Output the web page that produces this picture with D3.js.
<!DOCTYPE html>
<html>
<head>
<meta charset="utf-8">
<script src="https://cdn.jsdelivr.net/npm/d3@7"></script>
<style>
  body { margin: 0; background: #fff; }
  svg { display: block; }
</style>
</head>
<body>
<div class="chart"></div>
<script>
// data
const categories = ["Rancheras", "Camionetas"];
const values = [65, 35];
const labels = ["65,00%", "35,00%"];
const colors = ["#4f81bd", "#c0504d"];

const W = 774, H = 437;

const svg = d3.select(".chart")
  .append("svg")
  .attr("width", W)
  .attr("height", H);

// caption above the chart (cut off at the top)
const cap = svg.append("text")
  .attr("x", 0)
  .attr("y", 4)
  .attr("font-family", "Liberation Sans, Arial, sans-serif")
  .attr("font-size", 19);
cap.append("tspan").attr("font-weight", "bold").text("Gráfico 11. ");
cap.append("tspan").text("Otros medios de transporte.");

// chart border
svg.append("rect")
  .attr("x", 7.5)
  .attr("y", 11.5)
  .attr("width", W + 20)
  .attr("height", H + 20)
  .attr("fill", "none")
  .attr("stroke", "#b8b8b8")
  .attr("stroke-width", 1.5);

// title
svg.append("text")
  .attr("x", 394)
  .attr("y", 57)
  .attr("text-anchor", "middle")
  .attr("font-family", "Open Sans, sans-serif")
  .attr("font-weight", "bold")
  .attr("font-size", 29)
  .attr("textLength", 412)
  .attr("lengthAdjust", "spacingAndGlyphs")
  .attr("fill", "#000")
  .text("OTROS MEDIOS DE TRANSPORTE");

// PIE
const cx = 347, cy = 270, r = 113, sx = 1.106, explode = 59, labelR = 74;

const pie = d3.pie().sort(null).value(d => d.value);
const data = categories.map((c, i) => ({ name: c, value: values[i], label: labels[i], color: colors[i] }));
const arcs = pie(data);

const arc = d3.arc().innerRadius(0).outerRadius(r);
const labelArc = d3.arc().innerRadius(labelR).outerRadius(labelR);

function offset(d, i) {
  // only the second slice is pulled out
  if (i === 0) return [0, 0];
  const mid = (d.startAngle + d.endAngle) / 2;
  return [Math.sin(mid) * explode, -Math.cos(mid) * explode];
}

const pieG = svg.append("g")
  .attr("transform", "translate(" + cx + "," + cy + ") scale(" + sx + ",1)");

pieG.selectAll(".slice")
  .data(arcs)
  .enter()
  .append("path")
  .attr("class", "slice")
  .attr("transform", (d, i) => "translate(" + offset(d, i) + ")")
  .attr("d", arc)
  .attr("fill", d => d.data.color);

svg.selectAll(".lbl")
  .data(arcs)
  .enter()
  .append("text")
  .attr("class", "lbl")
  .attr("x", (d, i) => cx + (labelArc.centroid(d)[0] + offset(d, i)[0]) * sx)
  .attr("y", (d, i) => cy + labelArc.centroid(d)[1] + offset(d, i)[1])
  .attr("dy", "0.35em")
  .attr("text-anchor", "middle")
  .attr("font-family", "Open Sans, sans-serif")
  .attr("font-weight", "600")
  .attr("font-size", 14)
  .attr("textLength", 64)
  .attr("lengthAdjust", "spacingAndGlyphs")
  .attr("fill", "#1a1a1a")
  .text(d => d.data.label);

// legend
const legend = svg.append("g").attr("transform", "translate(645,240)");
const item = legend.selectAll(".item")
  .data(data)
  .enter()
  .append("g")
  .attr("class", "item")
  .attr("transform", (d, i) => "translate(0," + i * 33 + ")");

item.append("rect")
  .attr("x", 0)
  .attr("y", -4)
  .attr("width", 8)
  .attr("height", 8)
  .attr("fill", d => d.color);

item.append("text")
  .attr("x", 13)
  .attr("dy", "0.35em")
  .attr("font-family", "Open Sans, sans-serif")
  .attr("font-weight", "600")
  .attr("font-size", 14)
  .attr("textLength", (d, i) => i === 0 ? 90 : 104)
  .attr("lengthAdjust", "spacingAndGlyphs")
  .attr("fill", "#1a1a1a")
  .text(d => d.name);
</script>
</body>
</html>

※ ※ ※

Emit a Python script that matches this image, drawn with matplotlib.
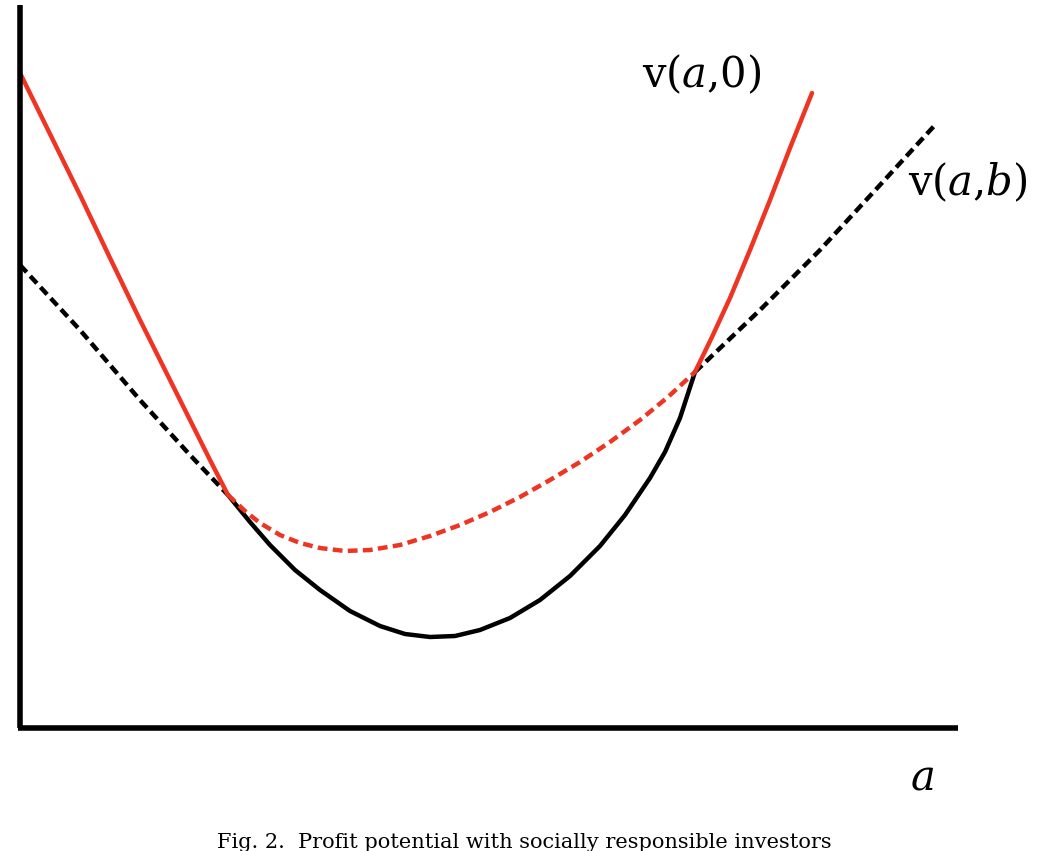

※ ※ ※

### Written exercise
Filter the records above for lines containing the word "script", and copy those lines.

### Result for this task
<script src="https://cdn.jsdelivr.net/npm/d3@7"></script>
<script>
</script>
Emit a Python script that matches this image, drawn with matplotlib.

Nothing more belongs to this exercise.